Have you ever felt anxious about something but can’t explain why? Have you ever had a roommate who would spend an abnormal amount of time in bed and you weren’t sure what to do? Come to Cornbread and Chili Night: Break the Silence, sponsored by MIPS (Multicultural and International Programs and Services) and Active Minds, a group on campus devoted to ending the stigma that too often comes with mental illness.
“[This Cornbread and Chili night is] a night designed around how to eliminate stigma [around mental illness] on campus,” said Leah Spillane ‘16, the Media Specialist for Active Minds and one of the people leading Break the Silence.

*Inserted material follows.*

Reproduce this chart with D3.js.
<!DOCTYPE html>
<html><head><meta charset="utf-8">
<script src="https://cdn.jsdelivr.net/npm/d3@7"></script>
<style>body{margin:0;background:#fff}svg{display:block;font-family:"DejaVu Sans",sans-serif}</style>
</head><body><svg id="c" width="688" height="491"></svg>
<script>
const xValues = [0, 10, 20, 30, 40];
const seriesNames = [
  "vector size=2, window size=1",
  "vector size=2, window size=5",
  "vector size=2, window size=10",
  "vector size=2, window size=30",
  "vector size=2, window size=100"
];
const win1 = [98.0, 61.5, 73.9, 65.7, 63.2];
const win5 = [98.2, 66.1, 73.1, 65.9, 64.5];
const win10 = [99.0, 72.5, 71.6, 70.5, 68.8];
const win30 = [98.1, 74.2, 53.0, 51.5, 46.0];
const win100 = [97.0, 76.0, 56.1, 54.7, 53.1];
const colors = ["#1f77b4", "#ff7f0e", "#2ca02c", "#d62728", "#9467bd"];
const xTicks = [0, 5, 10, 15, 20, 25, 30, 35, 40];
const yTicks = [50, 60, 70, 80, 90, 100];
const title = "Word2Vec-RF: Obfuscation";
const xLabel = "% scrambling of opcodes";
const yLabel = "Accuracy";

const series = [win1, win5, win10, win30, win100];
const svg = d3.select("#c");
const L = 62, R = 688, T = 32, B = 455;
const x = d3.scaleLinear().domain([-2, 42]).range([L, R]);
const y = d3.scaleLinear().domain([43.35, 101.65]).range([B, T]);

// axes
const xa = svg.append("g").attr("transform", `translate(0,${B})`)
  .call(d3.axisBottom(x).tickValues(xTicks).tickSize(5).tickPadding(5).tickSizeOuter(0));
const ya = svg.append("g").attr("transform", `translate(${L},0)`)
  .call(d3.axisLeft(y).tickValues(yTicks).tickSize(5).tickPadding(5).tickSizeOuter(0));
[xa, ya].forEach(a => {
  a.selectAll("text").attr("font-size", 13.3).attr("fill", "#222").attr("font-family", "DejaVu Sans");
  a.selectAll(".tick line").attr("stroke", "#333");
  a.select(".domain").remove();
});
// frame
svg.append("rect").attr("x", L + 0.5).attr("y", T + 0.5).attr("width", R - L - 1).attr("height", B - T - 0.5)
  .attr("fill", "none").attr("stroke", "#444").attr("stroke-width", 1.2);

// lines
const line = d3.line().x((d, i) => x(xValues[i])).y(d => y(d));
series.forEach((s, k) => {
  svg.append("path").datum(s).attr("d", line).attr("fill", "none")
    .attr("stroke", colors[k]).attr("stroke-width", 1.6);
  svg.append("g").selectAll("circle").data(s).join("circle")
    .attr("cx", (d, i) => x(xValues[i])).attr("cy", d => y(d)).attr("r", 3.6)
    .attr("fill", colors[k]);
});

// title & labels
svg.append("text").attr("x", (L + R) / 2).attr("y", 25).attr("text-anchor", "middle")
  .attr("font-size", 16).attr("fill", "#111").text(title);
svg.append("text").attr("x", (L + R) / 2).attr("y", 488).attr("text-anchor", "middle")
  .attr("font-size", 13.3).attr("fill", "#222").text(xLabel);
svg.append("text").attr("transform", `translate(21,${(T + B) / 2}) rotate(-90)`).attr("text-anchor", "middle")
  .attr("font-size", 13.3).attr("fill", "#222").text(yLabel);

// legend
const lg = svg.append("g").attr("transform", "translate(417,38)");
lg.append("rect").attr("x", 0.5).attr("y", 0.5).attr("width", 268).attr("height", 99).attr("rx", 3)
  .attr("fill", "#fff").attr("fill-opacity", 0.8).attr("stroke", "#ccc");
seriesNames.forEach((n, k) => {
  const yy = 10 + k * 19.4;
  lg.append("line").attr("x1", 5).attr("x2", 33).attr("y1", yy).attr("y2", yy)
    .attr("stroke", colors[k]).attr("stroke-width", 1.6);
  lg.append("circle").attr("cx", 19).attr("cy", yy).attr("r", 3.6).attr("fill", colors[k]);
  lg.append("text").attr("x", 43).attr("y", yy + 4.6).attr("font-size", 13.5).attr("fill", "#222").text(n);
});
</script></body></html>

The evening will feature a speaker from the National Alliance on Mental Illness (NAMI) as well as student speakers and representatives from on-campus associations such as Residence Life and the Counseling Center. Those in attendance will not only have a chance to listen and learn from the experts who will be joining them, but they will also have a chance to discuss hypothetical scenarios in order to figure out what to do if they experience troubles or if someone close to them goes through a rough time.
“This night is good for everyone, whether or not they experience chronic mental illness,” Spillane said.
Break the Silence is meant to be a night for students to learn how to help themselves if they find it difficult to cope with strong feelings, but it’s also meant to be a night for the friends and support networks. It’s helpful to have a friend to lean on who knows how they can help, even if they don’t fully understand what their friend is experiencing.
“It’s important to talk about mental health in a public place so that it’s not so scary,” Spillane said. “That’s how we challenge the mental illness stigma.”
By talking about mental health in a safe space such as the Center for Women, no part of this ongoing conversation about mental health is off limits. Everyone should feel equally comfortable speaking up, whether they’re experiencing stress over a fast-approaching exam or if their experience is a bit more serious and they require medical attention. No one deserves to feel alone because there are many resources, even on campus, that are willing to help.
“It’s dangerous to not talk about mental health,” said Spillane.
Come for the delicious cornbread and chili, but stay for the discussion and advice from experts in our community. Break the Silence will take place on Oct. 14th in Mendel 106 from 4:30 p.m. to 6:30 p.m. All are welcome!